Philthy Thoughts – How Oliver Jaggi Freaked Me Out at NAMM
By Phil Maneri
“All too often, musical instrument makers are forced to pander only to commerce and modify their vision based on market forces or bean counter sensibilities. This has the effect of watering-down the original concept to the point where they often blend into the background noise of everything else available.
I’m used to this. It’s the status quo for the musical instrument business. You can imagine how shocked I was while wandering around the 2019 NAMM Show floor when I encountered the Brummbass by Oliver Jaggi.
This bass was such an original piece of work that it stopped me cold in my tracks.
First of all, it’s huge. It’s not “double bass huge,” but way bigger than “guittarron huge.” It’s a fully acoustic instrument with respectable acoustic volume. Not acoustic volume like the acoustic bass guitars that can’t keep up with anything else, and not like a double bass that can fill up an auditorium, but somewhere in the middle. It can hold its own without an amp.
Its design is gorgeous and organic and well-considered from every single angle. The lutherie is impeccable and completely original from the ground up.
The fanned-fret neck elegantly flows into an open-frame peghead with a lovely deco-esque circle at its apex. The bridge is spruce with laminated rosewood cap all around, using an unusual piano-like saddle and takeoff point structure. The neck comes off for more compact travel (and also allows for adjusting the action). The body is huge, but it’s angled and curved to hug the body of the player, defying its size. Its venting near the ear is a great modern move to bring the sound to the player more elegantly. Every surface and joint and construction point has been crafted with attention to detail.
Those things aren’t unusual in high-end lutherie. What’s unusual here is such attention and singular-minded focus to one instrument that has no clear practical purpose. People aren’t clamoring for this instrument. It’s not something someone buys and goes out to gig with later on in the day. It’s a singular artistic statement that requires a musician to consider how it fits into their musical voice, then practice with it, then find a way to incorporate it into some musical niche, or create an entirely new one with it. This is an instrument born out of a single luthier’s vision without regard to market forces, construction or manufacturing concerns, or any kind of marketing vision; truly a work of art in and of itself, simply because he could.
Nobody does that these days. I stood there looking at it and admired it all the more. It’s brilliant and irrelevant and singularly unique in design vision and application. Art for art’s sake.

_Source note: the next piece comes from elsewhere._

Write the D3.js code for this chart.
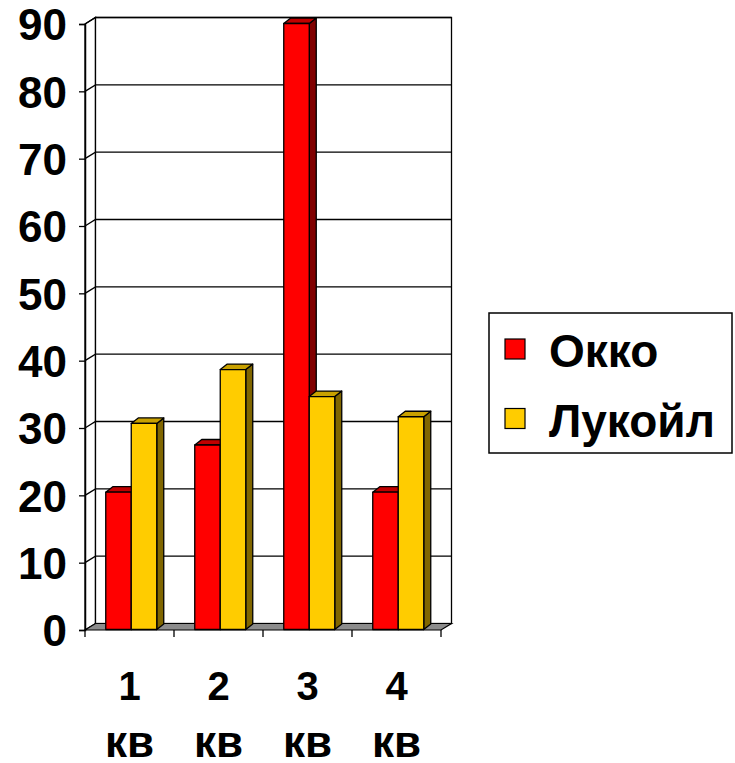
<!DOCTYPE html>
<html>
<head>
<meta charset="utf-8">
<script src="https://cdn.jsdelivr.net/npm/d3@7/dist/d3.min.js"></script>
<style>
  html, body { margin: 0; padding: 0; background: #fff; }
  svg { display: block; }
  text { font-family: "Liberation Sans", Arial, sans-serif; font-weight: bold; fill: #000; }
</style>
</head>
<body>
<svg id="chart" width="735" height="763"></svg>
<script>
// Quarterly figures for two fuel retailers
const quarters = ["1", "2", "3", "4"];
const quarterSuffix = "кв";
const seriesNames = ["Окко", "Лукойл"];
const okkoValues = [20.4, 27.4, 90, 20.4];
const lukoilValues = [30.6, 38.6, 34.6, 31.6];
const yTicks = [0, 10, 20, 30, 40, 50, 60, 70, 80, 90];

const colors = {
  "Окко":   { front: "#ff0000", top: "#c00000", side: "#800000" },
  "Лукойл": { front: "#ffcc00", top: "#c9a100", side: "#806600" }
};

const svg = d3.select("#chart");

// Plot geometry (front plane) and 3D offsets
const x0 = 85, x1 = 441, yBase = 630, yTop = 24;
const DX = 10.5, DY = -6.5;      // wall depth
const BDX = 7, BDY = -5.5;       // column depth
const SX = (DX - BDX) / 2, SY = (DY - BDY) / 2;

const x = d3.scaleBand().domain(quarters).range([x0, x1]).padding(0);
const xs = d3.scaleBand().domain(seriesNames).range([0, x.bandwidth()]).paddingInner(0).paddingOuter(0.745);
const y = d3.scaleLinear().domain([0, 90]).range([yBase, yTop]);

const data = quarters.map((q, i) => ({
  q, values: [
    { name: seriesNames[0], v: okkoValues[i] },
    { name: seriesNames[1], v: lukoilValues[i] }
  ]
}));

const walls = svg.append("g");
// left side wall
walls.append("path")
  .attr("d", `M${x0},${y(90)}L${x0 + DX},${y(90) + DY}L${x0 + DX},${yBase + DY}L${x0},${yBase}Z`)
  .attr("fill", "#fff").attr("stroke", "#000").attr("stroke-width", 1.3);
// back wall
walls.append("rect")
  .attr("x", x0 + DX).attr("y", y(90) + DY)
  .attr("width", x1 - x0).attr("height", yBase - y(90))
  .attr("fill", "#fff").attr("stroke", "#000").attr("stroke-width", 1.3);

// gridlines across side wall and back wall
walls.selectAll("path.grid").data(yTicks.filter(t => t > 0)).join("path")
  .attr("class", "grid")
  .attr("d", t => `M${x0},${y(t)}L${x0 + DX},${y(t) + DY}L${x1 + DX},${y(t) + DY}`)
  .attr("fill", "none").attr("stroke", "#000").attr("stroke-width", 1.3);

// floor
walls.append("path")
  .attr("d", `M${x0},${yBase}L${x1},${yBase}L${x1 + DX},${yBase + DY}L${x0 + DX},${yBase + DY}Z`)
  .attr("fill", "#8c8c8c").attr("stroke", "#000").attr("stroke-width", 1.2);

// value axis
const yAxis = d3.axisLeft(y).tickValues(yTicks).tickSize(6).tickPadding(12);
const yg = svg.append("g").attr("transform", `translate(${x0},0)`).call(yAxis);
yg.select(".domain").attr("stroke", "#000").attr("stroke-width", 1.5);
yg.selectAll(".tick line").attr("stroke", "#000").attr("stroke-width", 1.3);
yg.selectAll(".tick text")
  .style("font-family", '"Liberation Sans", Arial, sans-serif')
  .style("font-weight", "bold").style("font-size", "44px").attr("fill", "#000")
  .attr("dy", "0.36em");

// category ticks
svg.append("g").selectAll("line")
  .data(quarters.map(q => x(q)).concat([x1])).join("line")
  .attr("x1", d => d).attr("x2", d => d)
  .attr("y1", yBase).attr("y2", yBase + 7)
  .attr("stroke", "#000").attr("stroke-width", 1.3);

// category labels (two lines)
const labels = svg.append("g").selectAll("g").data(quarters).join("g")
  .attr("transform", q => `translate(${x(q) + x.bandwidth() / 2},0)`);
labels.append("text").attr("y", 700).attr("text-anchor", "middle")
  .style("font-size", "40px").text(q => q);
labels.append("text").attr("y", 757).attr("text-anchor", "middle")
  .style("font-size", "44px").text(quarterSuffix);

// 3D columns
const bars = svg.append("g");
data.forEach(d => {
  d.values.forEach(s => {
    const c = colors[s.name];
    const bx0 = x(d.q) + xs(s.name) + SX;
    const bx1 = bx0 + xs.bandwidth();
    const by = y(s.v) + SY;
    const bb = yBase + SY;
    const g = bars.append("g").attr("stroke", "#000").attr("stroke-width", 1.3).attr("stroke-linejoin", "round");
    g.append("path").attr("fill", c.side)
      .attr("d", `M${bx1},${by}L${bx1 + BDX},${by + BDY}L${bx1 + BDX},${bb + BDY}L${bx1},${bb}Z`);
    g.append("path").attr("fill", c.top)
      .attr("d", `M${bx0},${by}L${bx0 + BDX},${by + BDY}L${bx1 + BDX},${by + BDY}L${bx1},${by}Z`);
    g.append("rect").attr("fill", c.front)
      .attr("x", bx0).attr("y", by).attr("width", bx1 - bx0).attr("height", bb - by);
  });
});

// legend
const legend = svg.append("g");
legend.append("rect").attr("x", 489).attr("y", 313).attr("width", 243).attr("height", 140)
  .attr("fill", "#fff").attr("stroke", "#000").attr("stroke-width", 1.5);
const items = legend.selectAll("g.item").data(seriesNames).join("g")
  .attr("class", "item")
  .attr("transform", (d, i) => `translate(505,${339 + i * 69.5})`);
items.append("rect").attr("width", 20).attr("height", 20)
  .attr("fill", d => colors[d].front).attr("stroke", "#000").attr("stroke-width", 1.2);
items.append("text").attr("x", 44).attr("y", 28)
  .style("font-size", "46px").text(d => d);
</script>
</body>
</html>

What made it even better is that’s the only thing he was selling at the NAMM Show. He rented booth space, spent the time and money and effort to get to the sales floor, and endured four days of sometimes unpalatable din – often so loud it drowned out any ability for someone to play this instrument and hear it. This was his entire focus. Build this one thing. Come to NAMM. See if anyone wants this, or custom build yet another for them. That’s insane, and seriously gets my respect. Complete dedication to a singular vision. It’s foolish and brilliant.
It’s a lovely instrument.
Everyone who locked themselves in an iso-booth with it emerged smiling and shaking their head in disbelief at how good it was. It was a unanimous choice for a best of show award for the magazine, with no dissention or discussion. That’s unheard of; and it totally deserves it.
I hope he sells them. Lots of them. They are brilliant. I wouldn’t bet that he will, though. It requires the buyer to take a similar leap of faith to bring it home as it did for him to build it in the first place. At $12,500, it’s worth every penny, but it’s not a leisure purchase for someone to take home and maybe see how it works. It’s a commitment to discovery and future possibilities that are yet unclear.
I hope I’m wrong. I hope he gets swamped with orders. He is doing something nobody does: conceive of a completely original vision, execute it at a very high level, without regard to anything but its own existence. It restores my faith in creative pursuits as art for art’s sake in a business and cultural environment that does everything it can to punish people who do so.
Bravo, Oliver Jaggi! This is a beautiful thing you’ve created.”